More or less a two-person play taking place in one setting, A Dark Song is thankfully short on shock cuts, excessive gore, and night vision glimpses of ghostly manifestations. Instead, the scares here are achieved through mood and suggestion, with Ray Harman’s minimalistic but unsettling score occasionally enhancing the creepiness, while other moments are punctuated with quiet. (One memorable scene involving the sound of someone banging on a door has no music at all and is possibly the scariest thing I’ve watched in years).
A large portion of the film hinges on whether Solomon is a genuine mystic or a sadistic con artist merely driving Sophia insane. This uncertainty gives the movie a paranoid charge that renders virtually every scene disturbing to some degree. Walker and Orem are tasked with anchoring the entire movie, particularly as the proceedings grow more fantastic, and both actors do just that, a true feat considering that these characters are so broken that, at times, neither is particularly likable.
The look of the film harkens back to John Carpenter’s use of widescreen to capture intimate as opposed to epic horror, a juxtaposition that has recently found renewed popularity in such movies as The Void, The Hateful Eight, and the underappreciated The Lords of Salem, and is employed almost perfectly here. Cinematographer Cathal Watters lingers upon the moors and hills of the countryside, the mazelike hallways of the rented rural house, and the property’s verdant adjacent pond, treating each with an ethereal, almost religious reverence.

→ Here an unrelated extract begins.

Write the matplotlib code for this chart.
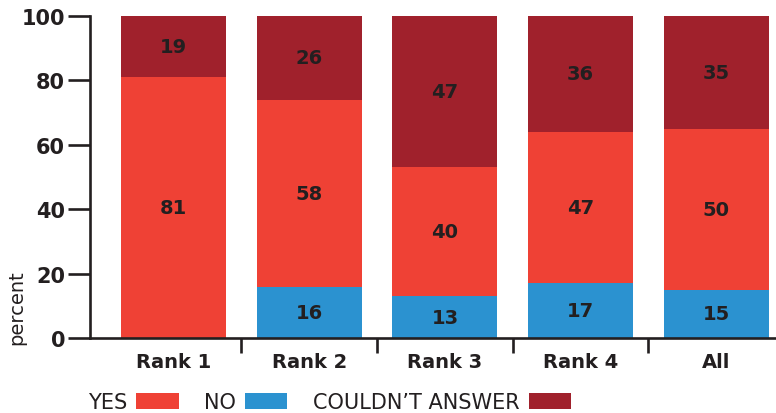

The ritual portrayed here is very much real, and the tools and symbols utilized by Solomon will be familiar to any practicing occultist. That being said, there is, of course, a fair amount of artistic license taken. Attaining the presence of one’s Holy Guardian Angel is a goal in several occult traditions—and typically a significant rite of passage — but it doesn’t always demand sequestering yourself for six to eight months. (Otherwise, many magicians would not have jobs, families, or even electricity). And Gavin’s take on the material is more Catholic and medieval, rejecting the approach of modern magick circles, which view these concepts not as literal Judeo-Christian angels and demons but as aspects of the Self. (A line of dialogue early in the film has Solomon specifically dismissing the latter view).
Indeed, the story reaches a conclusion that one could argue is more Catholic than anything, yet it works despite all the occult shenanigans preceding it. Without giving away the film’s dramatic shift in its final act, the ending offers something surprisingly beautiful and haunting, not entirely losing the spookiness but still striking a note of awe.
A Dark Song is many things: a moving portrait of two lost people helping each other through the darkness, a deeply frightening haunted house tale, and a treatise on the possibility of the miraculous. It is also one of the best horror films of the last decade.